Es wird denen, die umkommen, nichts nützen, aber vielleicht könnte man bei der Beschreibung dieser menschlichen Tragödie, die jetzt wahrscheinlich auch vermehrt israelische Soldatenfamilien treffen wird, wenigstens die Worte "Recht" und "Gerechtigkeit" vermeiden.

Die humanitäre Seite ist schwer erträglich, also halte man sich besser an die militärische Taktik und die politische Logik, so diese erkennbar ist. Israel formuliert jetzt seine militärischen Ziele klarer und ziemlich bescheiden: Nicht der Sturz der Hamas, wie von übereifrigen Politikern postuliert, sei das Ziel, sondern eine entscheidende militärische Schwächung der Hamas, auch wenn man nicht „jeden Raketenwerfer" erwischt. Dabei ist man nicht trotz, sondern gerade wegen der Libanon-Erfahrung 2006 zuversichtlich: Die Hamas sei nicht mit der Hisbollah zu vergleichen, Israels Armee werde sich diesmal nicht von eigenen Verlusten verunsichern lassen, und Planung und Geheimdienstarbeit seien diesmal gründlicher und länger gewesen.

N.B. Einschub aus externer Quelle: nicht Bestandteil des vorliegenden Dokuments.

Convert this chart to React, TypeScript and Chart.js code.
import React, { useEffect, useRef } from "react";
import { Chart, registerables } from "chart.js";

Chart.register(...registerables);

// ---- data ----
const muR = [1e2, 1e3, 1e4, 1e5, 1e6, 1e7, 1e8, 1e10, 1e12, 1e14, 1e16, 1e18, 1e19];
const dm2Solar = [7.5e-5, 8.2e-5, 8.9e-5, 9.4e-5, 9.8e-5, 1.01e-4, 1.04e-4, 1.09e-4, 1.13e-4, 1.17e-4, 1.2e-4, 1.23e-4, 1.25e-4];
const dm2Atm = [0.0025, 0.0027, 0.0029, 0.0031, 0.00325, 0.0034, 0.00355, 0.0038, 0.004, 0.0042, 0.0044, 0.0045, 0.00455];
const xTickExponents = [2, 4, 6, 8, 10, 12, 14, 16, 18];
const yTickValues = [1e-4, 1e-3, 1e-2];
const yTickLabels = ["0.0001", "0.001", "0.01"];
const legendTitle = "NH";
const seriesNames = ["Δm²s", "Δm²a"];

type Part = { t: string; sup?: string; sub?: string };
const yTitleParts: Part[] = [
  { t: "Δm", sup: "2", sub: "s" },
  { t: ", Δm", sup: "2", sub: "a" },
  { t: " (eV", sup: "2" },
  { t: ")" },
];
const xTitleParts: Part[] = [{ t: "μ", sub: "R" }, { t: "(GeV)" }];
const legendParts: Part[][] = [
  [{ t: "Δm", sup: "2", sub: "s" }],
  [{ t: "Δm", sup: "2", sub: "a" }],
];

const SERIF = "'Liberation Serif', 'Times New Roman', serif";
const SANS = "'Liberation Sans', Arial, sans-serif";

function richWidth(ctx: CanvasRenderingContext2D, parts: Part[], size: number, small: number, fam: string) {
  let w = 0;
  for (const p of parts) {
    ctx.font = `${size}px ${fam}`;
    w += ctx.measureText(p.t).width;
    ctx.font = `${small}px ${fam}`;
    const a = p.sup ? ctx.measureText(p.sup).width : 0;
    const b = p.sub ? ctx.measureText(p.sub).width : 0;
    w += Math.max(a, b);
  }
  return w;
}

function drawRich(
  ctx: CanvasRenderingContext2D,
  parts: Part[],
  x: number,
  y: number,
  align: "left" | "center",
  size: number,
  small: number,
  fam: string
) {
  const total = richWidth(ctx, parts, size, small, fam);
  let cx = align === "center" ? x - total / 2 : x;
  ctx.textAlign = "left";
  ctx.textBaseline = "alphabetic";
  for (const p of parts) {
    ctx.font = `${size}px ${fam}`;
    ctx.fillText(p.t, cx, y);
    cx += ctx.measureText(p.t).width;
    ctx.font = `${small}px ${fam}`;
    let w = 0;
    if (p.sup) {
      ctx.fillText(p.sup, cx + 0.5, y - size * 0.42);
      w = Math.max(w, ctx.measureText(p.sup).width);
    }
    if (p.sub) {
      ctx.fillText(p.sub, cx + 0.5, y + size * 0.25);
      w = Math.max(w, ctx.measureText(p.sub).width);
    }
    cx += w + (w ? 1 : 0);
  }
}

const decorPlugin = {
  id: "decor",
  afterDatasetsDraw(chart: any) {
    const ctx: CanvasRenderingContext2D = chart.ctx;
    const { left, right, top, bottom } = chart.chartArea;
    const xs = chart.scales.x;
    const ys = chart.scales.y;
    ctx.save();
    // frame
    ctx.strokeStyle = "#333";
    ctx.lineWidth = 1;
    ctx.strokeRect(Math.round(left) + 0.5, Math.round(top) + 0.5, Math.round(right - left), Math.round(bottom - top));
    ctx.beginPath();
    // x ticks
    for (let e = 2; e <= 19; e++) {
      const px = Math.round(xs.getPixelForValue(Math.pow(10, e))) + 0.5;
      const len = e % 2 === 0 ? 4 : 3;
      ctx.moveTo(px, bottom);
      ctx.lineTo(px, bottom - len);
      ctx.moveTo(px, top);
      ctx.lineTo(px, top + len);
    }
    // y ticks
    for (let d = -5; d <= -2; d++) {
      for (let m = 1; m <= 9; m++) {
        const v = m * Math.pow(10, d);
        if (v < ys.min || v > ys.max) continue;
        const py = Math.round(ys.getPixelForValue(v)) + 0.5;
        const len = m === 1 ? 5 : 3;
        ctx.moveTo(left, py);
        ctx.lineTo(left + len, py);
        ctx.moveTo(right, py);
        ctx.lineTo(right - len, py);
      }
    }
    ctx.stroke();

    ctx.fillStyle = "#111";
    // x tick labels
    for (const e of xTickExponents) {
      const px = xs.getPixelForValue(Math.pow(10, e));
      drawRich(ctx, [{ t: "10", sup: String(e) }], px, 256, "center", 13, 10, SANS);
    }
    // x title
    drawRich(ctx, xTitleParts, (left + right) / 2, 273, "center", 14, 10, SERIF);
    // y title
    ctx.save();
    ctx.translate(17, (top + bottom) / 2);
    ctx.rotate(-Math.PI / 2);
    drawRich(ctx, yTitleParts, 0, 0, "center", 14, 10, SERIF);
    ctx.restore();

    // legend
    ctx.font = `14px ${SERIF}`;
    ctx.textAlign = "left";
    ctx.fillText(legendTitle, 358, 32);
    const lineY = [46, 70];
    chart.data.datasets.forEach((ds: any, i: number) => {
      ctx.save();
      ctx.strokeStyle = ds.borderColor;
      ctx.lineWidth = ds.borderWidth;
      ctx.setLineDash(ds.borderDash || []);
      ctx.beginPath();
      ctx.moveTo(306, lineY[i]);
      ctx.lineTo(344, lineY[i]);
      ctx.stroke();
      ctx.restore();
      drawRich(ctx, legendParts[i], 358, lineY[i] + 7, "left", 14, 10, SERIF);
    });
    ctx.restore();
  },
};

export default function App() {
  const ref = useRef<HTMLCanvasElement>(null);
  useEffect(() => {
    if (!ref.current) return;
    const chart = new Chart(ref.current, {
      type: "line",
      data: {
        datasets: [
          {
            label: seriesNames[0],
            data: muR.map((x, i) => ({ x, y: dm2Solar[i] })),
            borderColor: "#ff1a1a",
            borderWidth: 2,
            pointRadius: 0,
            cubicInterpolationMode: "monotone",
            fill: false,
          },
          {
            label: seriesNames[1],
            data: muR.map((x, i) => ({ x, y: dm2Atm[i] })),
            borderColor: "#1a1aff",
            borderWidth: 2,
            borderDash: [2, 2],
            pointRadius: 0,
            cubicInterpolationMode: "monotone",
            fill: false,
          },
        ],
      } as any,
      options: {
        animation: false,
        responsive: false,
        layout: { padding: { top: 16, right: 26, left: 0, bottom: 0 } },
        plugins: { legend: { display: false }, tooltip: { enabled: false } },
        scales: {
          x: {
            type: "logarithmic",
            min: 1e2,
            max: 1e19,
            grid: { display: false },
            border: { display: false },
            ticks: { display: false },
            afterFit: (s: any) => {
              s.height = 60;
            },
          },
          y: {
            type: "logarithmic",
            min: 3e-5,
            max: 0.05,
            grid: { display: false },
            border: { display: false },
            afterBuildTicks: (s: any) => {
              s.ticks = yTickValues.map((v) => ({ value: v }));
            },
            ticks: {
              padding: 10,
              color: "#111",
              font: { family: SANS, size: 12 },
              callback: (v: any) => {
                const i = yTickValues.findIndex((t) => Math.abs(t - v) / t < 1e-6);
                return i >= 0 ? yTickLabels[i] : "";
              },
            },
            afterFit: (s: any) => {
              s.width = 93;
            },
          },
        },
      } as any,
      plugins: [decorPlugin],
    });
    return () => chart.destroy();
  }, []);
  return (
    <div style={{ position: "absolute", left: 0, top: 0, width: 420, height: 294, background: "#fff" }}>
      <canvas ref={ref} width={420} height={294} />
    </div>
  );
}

Das alles solle zu einem „besseren" Waffenstillstand führen - wobei "besser", damit es nachhaltig wird, wohl auch eine Verbesserung der Situation im Gazastreifen selbst beinhalten müsste. Auch viele israelische Analysten akzeptieren, dass die Hamas ihrerseits mit ihren Raketenangriffen auf Südisrael einen "besseren" Waffenstillstand erpressen wollte, das heißt, eine Lockerung der Quarantäne, die das Leben im Streifen zur Hölle macht.

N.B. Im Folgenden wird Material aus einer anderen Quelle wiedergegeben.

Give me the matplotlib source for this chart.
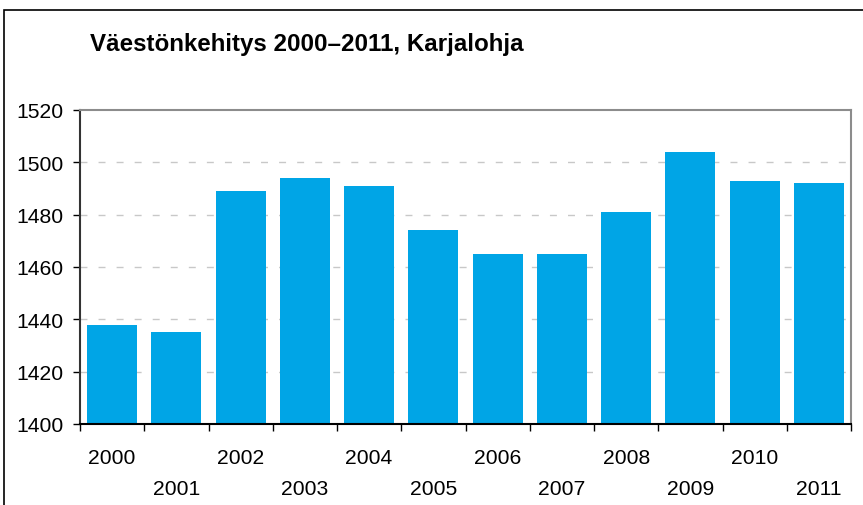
import numpy as np
import matplotlib
matplotlib.use("Agg")
import matplotlib.pyplot as plt
from matplotlib.patches import Rectangle

# population of Karjalohja
years = ['2000', '2001', '2002', '2003', '2004', '2005',
         '2006', '2007', '2008', '2009', '2010', '2011']
population = [1438, 1435, 1489, 1494, 1491, 1474,
              1465, 1465, 1481, 1504, 1493, 1492]
yTicks = [1400, 1420, 1440, 1460, 1480, 1500, 1520]
title = "Väestönkehitys 2000–2011, Karjalohja"

plt.rcParams['font.family'] = ['Liberation Sans', 'DejaVu Sans']

W, H = 863, 506
fig = plt.figure(figsize=(W / 100, H / 100), dpi=100)
ax = fig.add_axes([80 / W, (H - 425) / H, 771 / W, 314 / H])

xPos = np.arange(len(years))
ax.bar(xPos, population, width=0.78, color='#00a5e6', zorder=2)

ax.set_xlim(-0.5, len(years) - 0.5)
ax.set_ylim(yTicks[0], yTicks[-1])
ax.set_yticks(yTicks)
ax.tick_params(axis='y', labelsize=15.2, length=5, width=1, direction='out', pad=7)

# labels at bar centres, tick marks between bars
ax.set_xticks(xPos)
ax.set_xticklabels(years)
ax.set_xticks(np.arange(len(years) + 1) - 0.5, minor=True)
ax.tick_params(axis='x', which='major', length=0, labelsize=15.2)
ax.tick_params(axis='x', which='minor', length=5, width=1)
for i, tick in enumerate(ax.xaxis.get_major_ticks()):
    tick.set_pad(17.5 if i % 2 == 0 else 39.5)

# dashed grid, not on the top line
for yv in yTicks[1:-1]:
    ax.axhline(yv, color='#c8c8c8', lw=1, linestyle=(0, (5, 8)), zorder=1)

ax.spines['left'].set_color('#333333')
ax.spines['bottom'].set_color('black')
ax.spines['top'].set_color('#8c8c8c')
ax.spines['right'].set_color('#8c8c8c')
for s in ax.spines.values():
    s.set_linewidth(1.5)

# outer frame of the chart
fig.add_artist(Rectangle((4 / W, -0.2), 1.2, 1.2 - 11 / H,
                         transform=fig.transFigure, fill=False,
                         edgecolor='black', lw=1.2))

fig.text(90 / W, 1 - 51 / H, title, fontsize=17.4, fontweight='bold',
         ha='left', va='baseline')

fig.savefig("out.png", dpi=100)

Aber darüber zu sprechen, was im Gazastreifen nach der Offensive werden soll, so weit ist man noch lange nicht. So wie die Zukunft der Palästinensergebiete kein Thema ist. Präsident Mahmud Abbas ist politisch ein Schatten seiner selbst. Dass er im Westjordanland so weitermacht, als sei nichts gewesen, die geplanten Parlaments- und Präsidentenwahlen abhält, ist schwer vorstellbar, genauso wie palästinensisch-israelische Verhandlungen in naher Zukunft. Auch wenn Abbas mit Israel den Wunsch teilen mag, dass sich die Hamas in Luft auflöst: Er weiß es besser.

Politisch scheint jetzt der Schwerpunkt auf einer Lösung für die Südgrenze des Gazastreifens zu Ägypten zu liegen. Wobei Kairo zwischen den Hammer Israels und den Amboss der arabischen Welt geraten ist.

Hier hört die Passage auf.